A shortage of jail space is a major kink in the local system, Curry said.

“I think jail is truly the foundation for all the building blocks of the criminal justice system,” Curry said.

Curry said he is very supportive of treatment and alternatives to jail, but jail is an important tool in corrections, especially considering that 85 percent of admissions to the Montana State Prison have already been on probation or parole.

“What we are doing is not working,” Curry said.

Pathways Counselor Courtney Rudbach said she would like to see more people sent to treatment rather than jail or prison, but that there simply aren’t enough local resources.

“If everyone who had a problem got sentenced to treatment, there would be a six-month wait,” Rudbach said.

Rudbach and Curry agreed that there needs to be some element of hope in the form of treatment and a hammer in the form of jail to help offenders get their lives put back together.

Public defender Nick Aemisegger is an advocate for looking at alternatives to throwing people in jail.
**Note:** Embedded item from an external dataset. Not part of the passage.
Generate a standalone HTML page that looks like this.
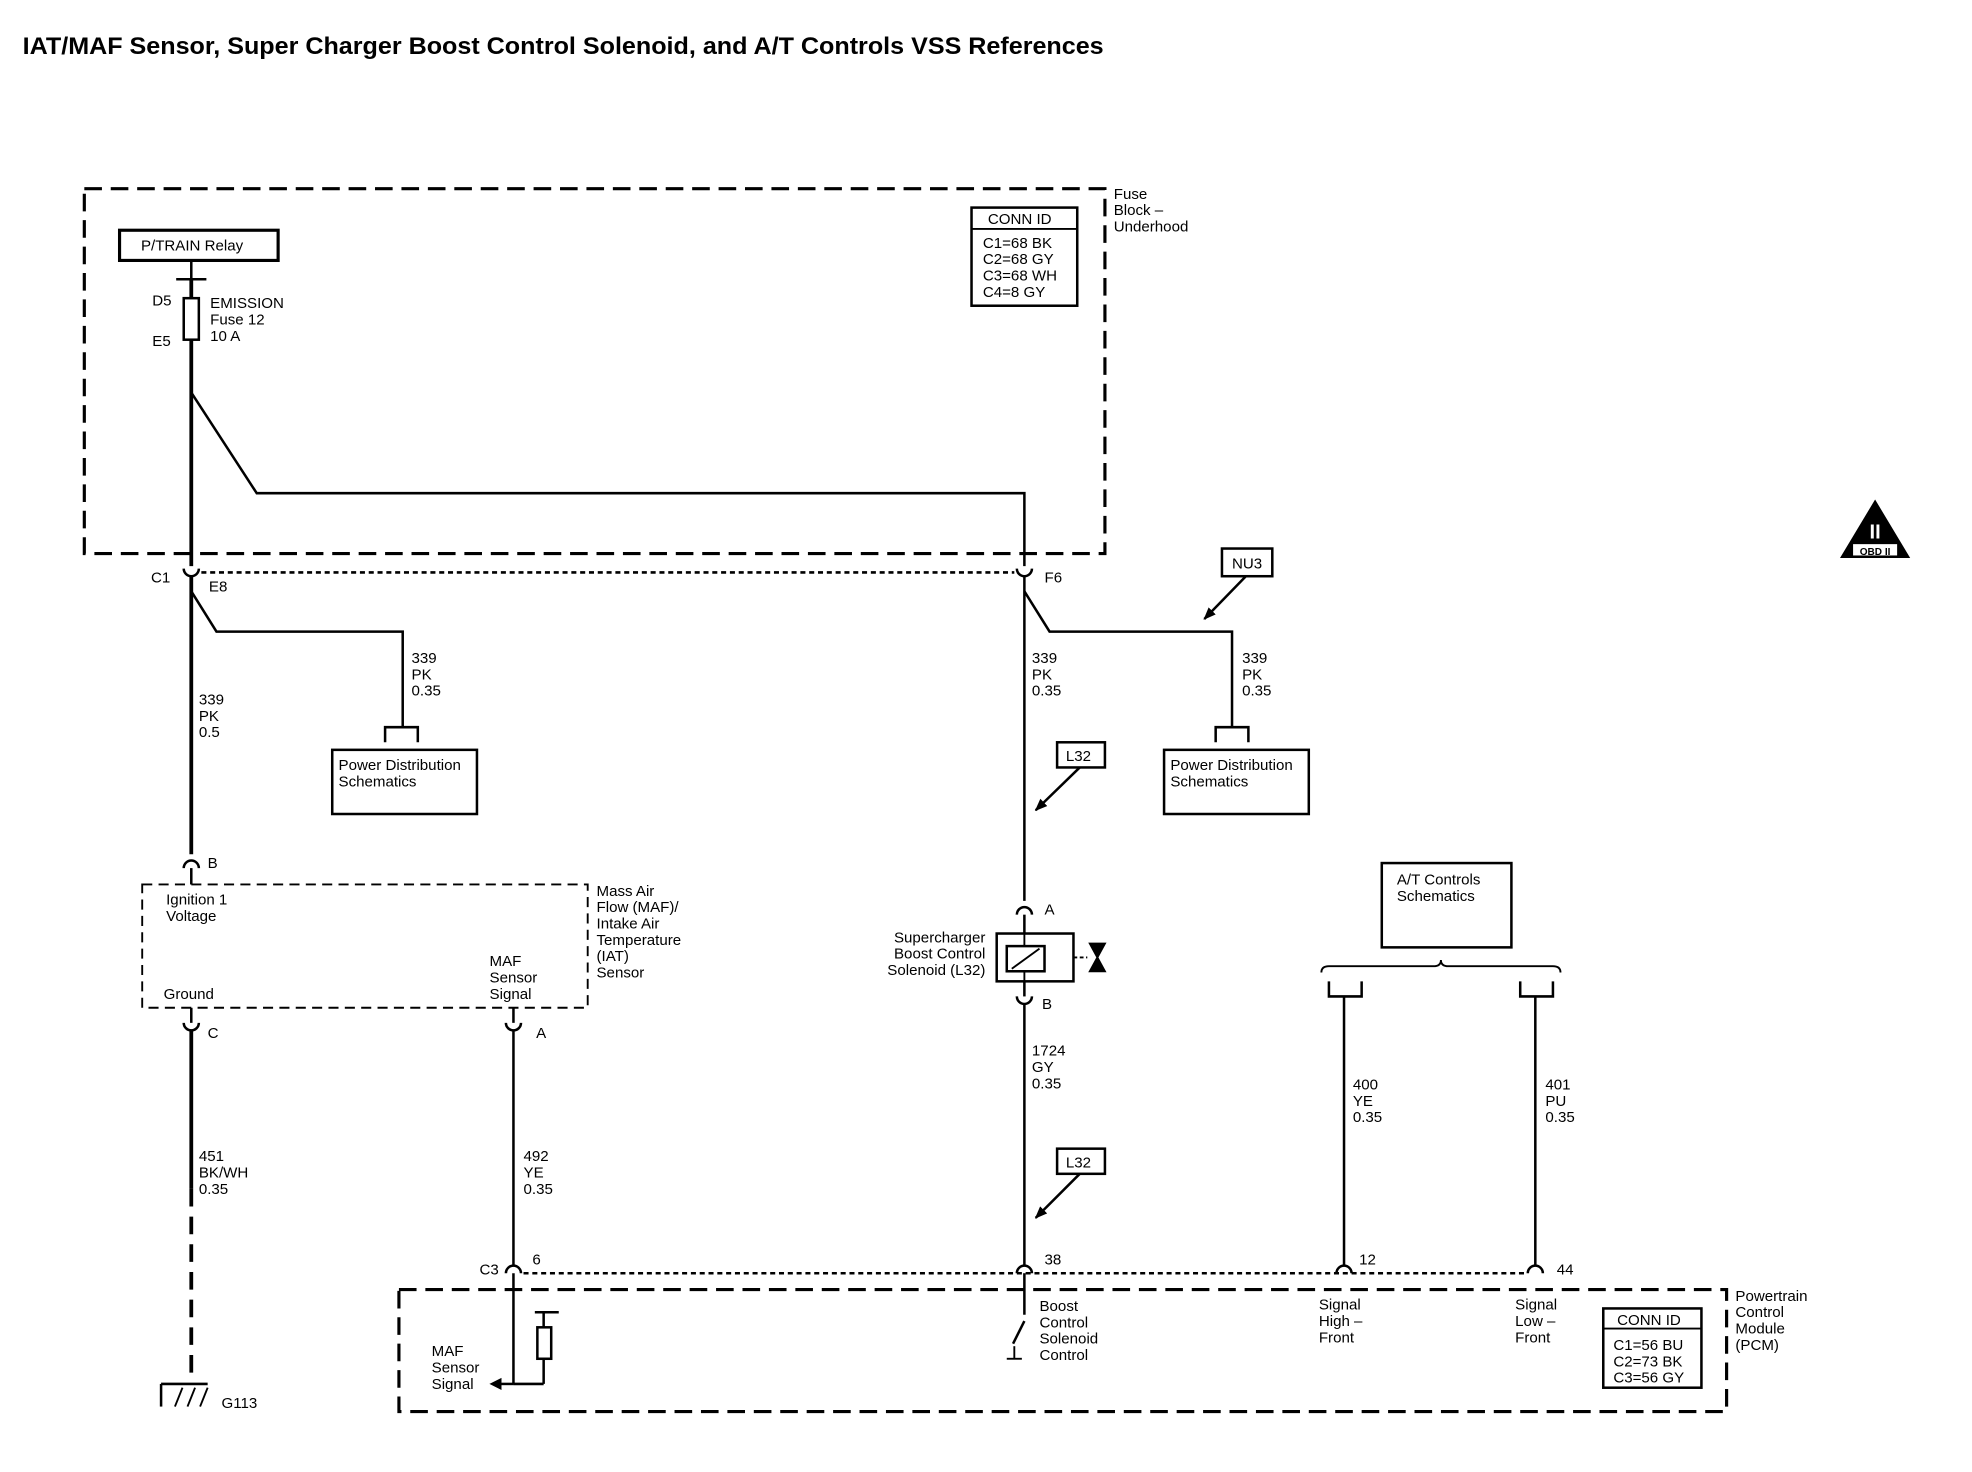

He pointed to Mecklenburg, North Carolina, where authorities were on the brink of building a new jail a decade ago because of overcrowding, but instead focused on a robust treatment program that ended up dropping the jail population almost in half.

“Treatment, treatment, treatment, that’s the first thing we need to do,” Aemisegger said.

The suggestions on how to tackle the crime issue are all under consideration, Flathead County Commissioner Pamela Holmquist said.

At the end of the county’s fiscal year in July, the county will have set aside $5 million that could be put toward remedying the problem, but there is not yet a clear path forward on how to proceed.

“We truly are looking at everything,” Holmquist said.